I know whose daughter I am. Like my parents, I work. I like doing. I had cancer for a second time this year and I can’t begin to count how many people asked (kindly) if maybe I was “doing too much”*. But, the thing is, I come from a long line of doers. My sisters, my brother, our parents, our wider family – we’re doers. My wife is a doer. We like doing. We like making. We’re pretty good at it. And I’d be someone else if I wasn’t doing. I make my choices about what I do. That’s the best any of us can do – make choices so that we’re doing what we feel we want to do, not what we feel obliged to do.
(* which is an odd thing to say to someone having cancer for the second time – because, you know, there’s nothing like having cancer for the second time to make us aware of mortality, of how little time there is, how very much still to do!)
This year, my mother-in-law is having her first Christmas with us. Her first ever full-on Christmas. My wife’s family are Indian Jews. They did not assimilate Christmas along with other things they picked up when they came to the UK. My mother-in-law has, of course, had Christmas dinners along the way (the ones without bacon/ham etc), but she’s never done the full, Christmas Eve, Christmas morning, Christmas Day, Boxing Day on and on of it. Her husband died this year, after almost 60 years together, and it doesn’t matter that she has never done Christmas before, she lives in the UK and here, as in much of the West, people go on and on about how “Christmas is for family” – so she’s coming to us.
Which is why we’re having what she wants for Christmas dinner (beef, trifle) and why I was up this morning ironing the pillow cases for her bed. I want her to feel comfortable. I want her to feel wanted.

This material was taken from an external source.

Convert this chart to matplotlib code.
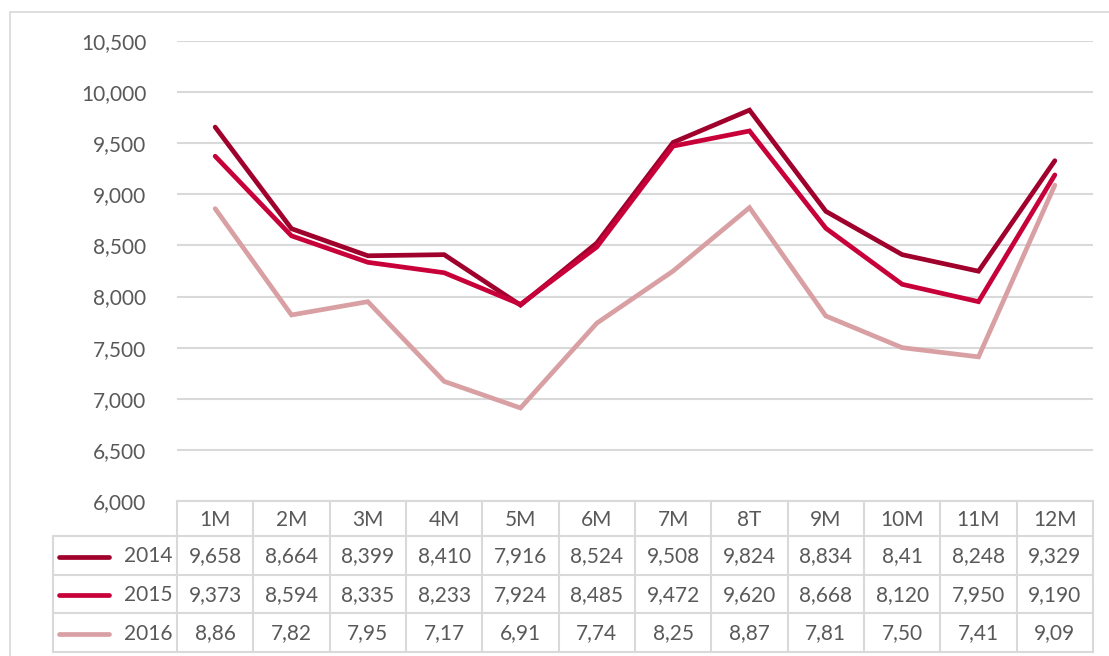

For me, as for very many people (I’m thinking especially of a couple of amazing friends who work with Crisis every Christmas), ‘special’ isn’t about not doing, it’s about doing more. It’s about making more of an effort, not less. It’s about doing the extra for our loved ones – and for strangers, the world is FULL of strangers who need our care more than ever right now. There’s a heartbreaking and astonishing BBC PM Programme interview here with surgeon David Nott about his work in Syria. It’s not easy listening and I really recommend it.
We don’t do Christmas cards (I’ve written about it here), and we don’t do Midnight Mass (though it was always my most favourite time of the season when I was growing up), and we usually don’t do presents (though we appear to have gone a bit awry on that one this year, well, it is the mother-in-law’s first Christmas!), but what I’m happy to do is the spirit of the thing.
For me, that spirit is not the Jesus-in-a-manger I was brought up believing in, nor is it the faux-‘mindfulness’ that’s going around right now (the one where it’s not really mindfulness at all, it’s just another excuse to do more for oneself and less for others), it’s the spirit of this time of year – solstice, gathering in, coming together, looking forward (especially for those of us, so many, who’ve had a hard year) to a new year and new opportunities to make a difference. For some of us, that might mean doing more. Some of us like doing.
I wish you and yours a brilliant season. And, clichéd though it sounds, I REALLY wish we all remember to welcome in those who need us this season, and this year.